Why does Ted Rall get published?
Ted Rall is an idiot. His Sept. 13 column is entitled "Leave Katrina Efforts to the Government" and it instructs his readers not to donate to charities helping evacuees. He says, "Disaster relief is too important to be left to private fundraisers, with their self-sustaining fundraising expenses, administrative overhead (nine percent for the Red Cross) and their parochial, often religious, agendas." As if the government has a lower overhead than the Red Cross? The only "religious agenda" of the faith-based nonprofits helping there is to curry favor with their God, not to spread the word.

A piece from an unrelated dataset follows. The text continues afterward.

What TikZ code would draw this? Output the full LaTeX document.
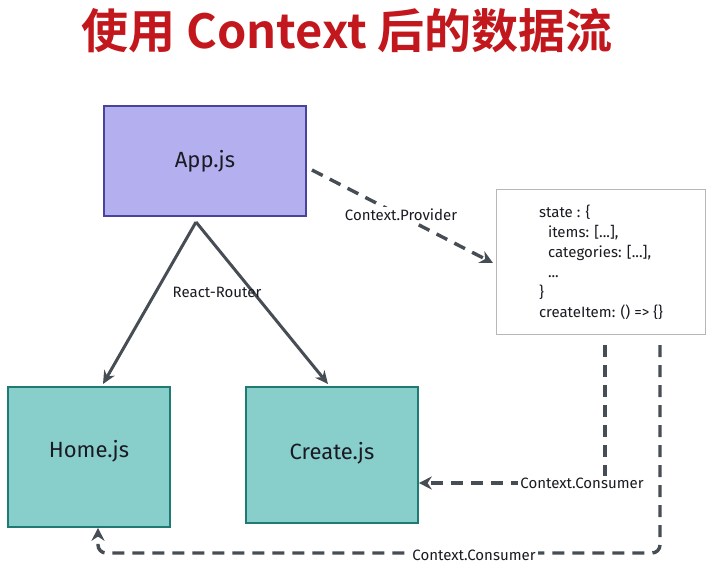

He says that "generosity feeds into the mindset of the sinister ideologues who argue that government shouldn't help people" and "It's time to 'starve the beast': private charities used by the government to justify the abdication of its duties to its citizens."
Not only does this man not understand human nature and history, but he's got his facts wrong. It wasn't the Red Cross, or Operation Blessing that waited for four days to act. It wasn't the Salvation Army that blocked trained "self-deployed" rescuers from getting into New Orleans.

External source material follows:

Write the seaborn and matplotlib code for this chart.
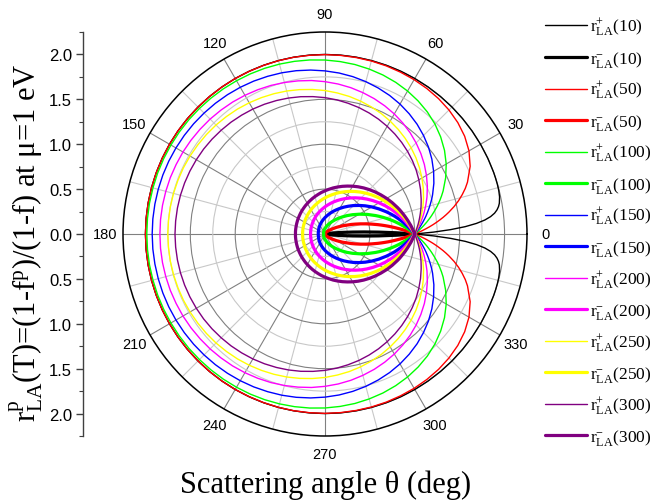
import numpy as np
import pandas as pd
import matplotlib
matplotlib.use("Agg")
import matplotlib.pyplot as plt
import seaborn as sns
from matplotlib.ticker import FixedLocator

sns.set_theme(style="white")
plt.rcParams["font.family"] = ["Liberation Serif", "DejaVu Serif"]
plt.rcParams["mathtext.fontset"] = "custom"
plt.rcParams["mathtext.rm"] = "Liberation Serif"
plt.rcParams["mathtext.it"] = "Liberation Serif:italic"
plt.rcParams["mathtext.bf"] = "Liberation Serif:bold"
for key in ("text.color", "axes.labelcolor", "xtick.color", "ytick.color"):
    plt.rcParams[key] = "black"

# scattering angle (deg) for the upper half; the lower half is its mirror image
angles = [0, 1, 2, 3, 4, 5, 6, 7, 8, 9, 10, 12, 14, 16, 18,
          20, 25, 30, 35, 40, 45, 50, 55, 60, 65, 70, 75, 80, 85,
          90, 95, 100, 105, 110, 115, 120, 125, 130, 135, 140, 145, 150,
          155, 160, 165, 170, 175, 180]
temps = [10, 50, 100, 150, 200, 250, 300]
colors = ["#000000", "#ff0000", "#00ff00", "#0000ff", "#ff00ff", "#ffff00", "#800080"]

r_plus_10 = [1.000, 1.210, 1.401, 1.564, 1.691, 1.787, 1.855, 1.903, 1.935, 1.957,
             1.972, 1.988, 1.995, 1.998, 1.999,
             2.000, 2.000, 2.000, 2.000, 2.000, 2.000, 2.000, 2.000, 2.000, 2.000,
             2.000, 2.000, 2.000, 2.000,
             2.000, 2.000, 2.000, 2.000, 2.000, 2.000, 2.000, 2.000, 2.000, 2.000,
             2.000, 2.000, 2.000, 2.000, 2.000, 2.000, 2.000, 2.000, 2.000]
r_minus_10 = [1.000, 0.790, 0.599, 0.436, 0.309, 0.213, 0.145, 0.097, 0.065, 0.043,
              0.028, 0.012, 0.005, 0.002, 0.001,
              0.000, 0.000, 0.000, 0.000, 0.000, 0.000, 0.000, 0.000, 0.000, 0.000,
              0.000, 0.000, 0.000, 0.000,
              0.000, 0.000, 0.000, 0.000, 0.000, 0.000, 0.000, 0.000, 0.000, 0.000,
              0.000, 0.000, 0.000, 0.000, 0.000, 0.000, 0.000, 0.000, 0.000]
r_plus_50 = [1.000, 1.043, 1.085, 1.127, 1.169, 1.210, 1.250, 1.289, 1.328, 1.365,
             1.401, 1.470, 1.533, 1.590, 1.643,
             1.689, 1.784, 1.852, 1.899, 1.931, 1.953, 1.968, 1.978, 1.985, 1.989,
             1.993, 1.995, 1.996, 1.997,
             1.998, 1.998, 1.999, 1.999, 1.999, 1.999, 2.000, 2.000, 2.000, 2.000,
             2.000, 2.000, 2.000, 2.000, 2.000, 2.000, 2.000, 2.000, 2.000]
r_minus_50 = [1.000, 0.957, 0.915, 0.873, 0.831, 0.790, 0.750, 0.711, 0.672, 0.635,
              0.599, 0.530, 0.467, 0.410, 0.357,
              0.311, 0.216, 0.148, 0.101, 0.069, 0.047, 0.032, 0.022, 0.015, 0.011,
              0.007, 0.005, 0.004, 0.003,
              0.002, 0.002, 0.001, 0.001, 0.001, 0.001, 0.000, 0.000, 0.000, 0.000,
              0.000, 0.000, 0.000, 0.000, 0.000, 0.000, 0.000, 0.000, 0.000]
r_plus_100 = [1.000, 1.021, 1.043, 1.064, 1.085, 1.106, 1.127, 1.148, 1.168, 1.189,
              1.209, 1.249, 1.289, 1.327, 1.364,
              1.400, 1.483, 1.559, 1.625, 1.682, 1.732, 1.774, 1.809, 1.839, 1.864,
              1.885, 1.902, 1.917, 1.928,
              1.938, 1.946, 1.953, 1.959, 1.964, 1.968, 1.971, 1.974, 1.976, 1.978,
              1.980, 1.981, 1.982, 1.983, 1.984, 1.984, 1.985, 1.985, 1.985]
r_minus_100 = [1.000, 0.979, 0.958, 0.936, 0.915, 0.894, 0.873, 0.852, 0.832, 0.811,
               0.791, 0.751, 0.711, 0.673, 0.636,
               0.600, 0.517, 0.441, 0.375, 0.318, 0.268, 0.226, 0.191, 0.161, 0.136,
               0.115, 0.098, 0.084, 0.072,
               0.062, 0.054, 0.047, 0.041, 0.036, 0.032, 0.029, 0.026, 0.024, 0.022,
               0.020, 0.019, 0.018, 0.017, 0.016, 0.016, 0.015, 0.015, 0.015]
r_plus_150 = [1.000, 1.014, 1.028, 1.043, 1.057, 1.071, 1.085, 1.099, 1.113, 1.127,
              1.141, 1.168, 1.195, 1.222, 1.249,
              1.275, 1.338, 1.397, 1.453, 1.505, 1.552, 1.596, 1.635, 1.671, 1.703,
              1.731, 1.757, 1.780, 1.800,
              1.817, 1.833, 1.847, 1.859, 1.869, 1.879, 1.887, 1.894, 1.900, 1.905,
              1.910, 1.914, 1.917, 1.920, 1.922, 1.923, 1.924, 1.925, 1.925]
r_minus_150 = [1.000, 0.986, 0.972, 0.958, 0.943, 0.929, 0.915, 0.901, 0.887, 0.873,
               0.859, 0.832, 0.805, 0.778, 0.751,
               0.725, 0.662, 0.603, 0.547, 0.495, 0.448, 0.404, 0.365, 0.329, 0.297,
               0.269, 0.243, 0.220, 0.200,
               0.183, 0.167, 0.153, 0.141, 0.131, 0.121, 0.113, 0.106, 0.100, 0.095,
               0.090, 0.086, 0.083, 0.080, 0.078, 0.077, 0.076, 0.075, 0.075]
r_plus_200 = [1.000, 1.011, 1.021, 1.032, 1.043, 1.053, 1.064, 1.074, 1.085, 1.095,
              1.106, 1.127, 1.147, 1.168, 1.188,
              1.209, 1.258, 1.305, 1.351, 1.394, 1.435, 1.474, 1.510, 1.544, 1.575,
              1.604, 1.630, 1.655, 1.677,
              1.697, 1.716, 1.732, 1.747, 1.761, 1.773, 1.784, 1.794, 1.802, 1.810,
              1.816, 1.822, 1.827, 1.830, 1.834, 1.836, 1.838, 1.839, 1.839]
r_minus_200 = [1.000, 0.989, 0.979, 0.968, 0.958, 0.947, 0.936, 0.926, 0.915, 0.905,
               0.894, 0.873, 0.853, 0.832, 0.812,
               0.792, 0.742, 0.695, 0.649, 0.606, 0.565, 0.526, 0.490, 0.456, 0.425,
               0.396, 0.370, 0.345, 0.323,
               0.303, 0.284, 0.268, 0.253, 0.239, 0.227, 0.216, 0.206, 0.198, 0.190,
               0.184, 0.178, 0.174, 0.170, 0.166, 0.164, 0.162, 0.161, 0.161]
r_plus_250 = [1.000, 1.009, 1.017, 1.026, 1.034, 1.043, 1.051, 1.059, 1.068, 1.076,
              1.085, 1.102, 1.118, 1.135, 1.151,
              1.168, 1.208, 1.247, 1.285, 1.322, 1.357, 1.390, 1.422, 1.452, 1.481,
              1.507, 1.532, 1.556, 1.577,
              1.598, 1.616, 1.633, 1.649, 1.663, 1.676, 1.688, 1.699, 1.708, 1.717,
              1.724, 1.730, 1.736, 1.741, 1.744, 1.747, 1.749, 1.750, 1.751]
r_minus_250 = [1.000, 0.992, 0.983, 0.975, 0.966, 0.958, 0.949, 0.941, 0.932, 0.924,
               0.915, 0.899, 0.882, 0.865, 0.849,
               0.832, 0.792, 0.753, 0.715, 0.678, 0.643, 0.610, 0.578, 0.548, 0.519,
               0.493, 0.468, 0.444, 0.423,
               0.403, 0.384, 0.367, 0.351, 0.337, 0.324, 0.312, 0.301, 0.292, 0.283,
               0.276, 0.270, 0.264, 0.259, 0.256, 0.253, 0.251, 0.250, 0.249]
r_plus_300 = [1.000, 1.007, 1.014, 1.021, 1.028, 1.035, 1.043, 1.050, 1.057, 1.064,
              1.071, 1.085, 1.099, 1.113, 1.126,
              1.140, 1.174, 1.207, 1.240, 1.271, 1.301, 1.330, 1.358, 1.385, 1.411,
              1.435, 1.458, 1.479, 1.500,
              1.519, 1.536, 1.553, 1.568, 1.582, 1.595, 1.607, 1.617, 1.627, 1.635,
              1.643, 1.650, 1.655, 1.660, 1.664, 1.667, 1.669, 1.670, 1.671]
r_minus_300 = [1.000, 0.993, 0.986, 0.979, 0.972, 0.965, 0.958, 0.950, 0.943, 0.936,
               0.929, 0.915, 0.901, 0.887, 0.874,
               0.860, 0.826, 0.793, 0.760, 0.729, 0.699, 0.670, 0.642, 0.615, 0.589,
               0.565, 0.542, 0.521, 0.500,
               0.481, 0.464, 0.447, 0.432, 0.418, 0.405, 0.393, 0.383, 0.373, 0.365,
               0.357, 0.350, 0.345, 0.340, 0.336, 0.333, 0.331, 0.330, 0.329]

r_plus = [r_plus_10, r_plus_50, r_plus_100, r_plus_150, r_plus_200, r_plus_250, r_plus_300]
r_minus = [r_minus_10, r_minus_50, r_minus_100, r_minus_150, r_minus_200, r_minus_250, r_minus_300]

angle_ticks = [0, 30, 60, 90, 120, 150, 180, 210, 240, 270, 300, 330]
radial_ticks = [-2.0, -1.5, -1.0, -0.5, 0.0, 0.5, 1.0, 1.5, 2.0]

# full closed curve: 0..180 followed by the mirrored half 180..360
theta_deg = angles + [360 - a for a in angles[::-1]]

rows = []
for T, rp, rm in zip(temps, r_plus, r_minus):
    for sign, vals in (("+", rp), ("-", rm)):
        full = vals + vals[::-1]
        for th, r in zip(theta_deg, full):
            rows.append({"T": T, "sign": sign, "theta": np.deg2rad(th), "r": r})
df = pd.DataFrame(rows)

W, H = 655, 502
fig = plt.figure(figsize=(W / 100, H / 100), dpi=100)

ax = fig.add_axes([123 / W, 65 / H, 404 / W, 404 / H], projection="polar")
ax.set_axisbelow(True)

for T, c in zip(temps, colors):
    for sign, lw in (("+", 1.0), ("-", 2.3)):
        sub = df[(df["T"] == T) & (df["sign"] == sign)]
        sns.lineplot(data=sub, x="theta", y="r", ax=ax, sort=False, estimator=None,
                     color=c, linewidth=lw,
                     label=r"$\mathrm{r}^{%s}_{\mathrm{LA}}$(%d)" % (sign, T))

handles, labels = ax.get_legend_handles_labels()
if ax.get_legend() is not None:
    ax.get_legend().remove()

ax.set_xlabel("")
ax.set_ylabel("")
ax.set_ylim(0, 2.25)
ax.set_yticks([0.5, 1.0, 1.5, 2.0])
ax.set_yticklabels([])
ax.yaxis.set_minor_locator(FixedLocator([0.25, 0.75, 1.25, 1.75]))
ax.set_xticks(np.deg2rad(angle_ticks))
ax.set_xticklabels([str(a) for a in angle_ticks], fontfamily="Liberation Sans",
                   fontsize=10.5, color="black")
ax.xaxis.set_minor_locator(FixedLocator(np.deg2rad(np.arange(15, 360, 30))))
ax.grid(True, which="major", color="#808080", linewidth=0.8)
ax.grid(True, which="minor", color="#c8c8c8", linewidth=0.8)
ax.tick_params(axis="x", which="major", direction="in", length=9, width=1.0,
               color="black", pad=6)
ax.tick_params(axis="x", which="minor", direction="in", length=5, width=0.8,
               color="#606060")
ax.tick_params(axis="y", which="both", length=0)
ax.spines["polar"].set_color("black")
ax.spines["polar"].set_linewidth(1.1)

# vertical radial scale on the left, mirrored about the centre
lax = fig.add_axes([83 / W, 65 / H, 0.0001, 404 / H])
lax.set_ylim(-2.25, 2.25)
lax.set_xticks([])
for s in ("top", "right", "bottom"):
    lax.spines[s].set_visible(False)
lax.spines["left"].set_color("#404040")
lax.spines["left"].set_linewidth(1.0)
lax.set_yticks(radial_ticks)
lax.set_yticklabels(["%.1f" % abs(v) for v in radial_ticks],
                    fontfamily="Liberation Sans", fontsize=12, color="black")
lax.yaxis.set_minor_locator(FixedLocator(np.arange(-2.25, 2.26, 0.25)))
lax.tick_params(axis="y", which="major", direction="out", length=5, width=1.0,
                color="#404040", pad=3, left=True)
lax.tick_params(axis="y", which="minor", direction="out", length=3, width=0.8,
                color="#404040", left=True)
lax.patch.set_visible(False)

fig.text(26 / W, 1 - 243 / H,
         r"$\mathrm{r}^{\mathrm{p}}_{\mathrm{LA}}$(T)=(1-f$^{\mathrm{p}}$)/(1-f) at μ=1 eV",
         rotation=90, ha="center", va="center", fontsize=22, color="black")
fig.text(326 / W, 1 - 485 / H, "Scattering angle θ (deg)",
         ha="center", va="center", fontsize=22, color="black")

fig.legend(handles, labels, loc="upper left", bbox_to_anchor=(545 / W, 1 - 17 / H),
           frameon=False, fontsize=12.5, handlelength=2.4, handletextpad=0.2,
           labelspacing=0.6, borderpad=0, borderaxespad=0, labelcolor="black")

fig.savefig("out.png", dpi=100)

Nonprofits are nothing more than the combined, organized efforts of people helping people. Wait, isn't that what government is supposed to be, too?
While Ted Rall is an idiot, I'm OK with that. What bothers me is that the Washington Post and Universal Press Syndicate publish his work. I suppose they pay him for it, too. Talk about the need to starve the beast!
1 Comments:
Thanks for agreeing with me -- that charities did a better job responding to help people displaced by Katrina than the government did. I think it's difficult for you, or anyone, to make the case that this is because the government, with a $2Trillion budget, failed to tax the last bit of generosity out of the American public.
And, as a matter of record, government doesn't have "many times the resources of private charities." They have exactly the same resources -- those of the American people. Each makes its case for funds. One does it through back-room negotiations and pork projects, the other through carefully written letters and emails.
My support for nonprofit organizations comes from two beliefs. First, that people ought to be given as much individual freedom as possible with their own money (something Ted and, presumably you, disagree with) and second, that nonprofits can often be more effective than government. Both of these beliefs stem from an innate trust in the good will of the people, both donors and those who run nonprofits.
And I'm not suggesting Government shouldn't help. I'm saying there's a valid role for nonprofits. Ted thinks there isn't. And in doing so, Ted fails completely to grasp the great tradition of people helping people in this country.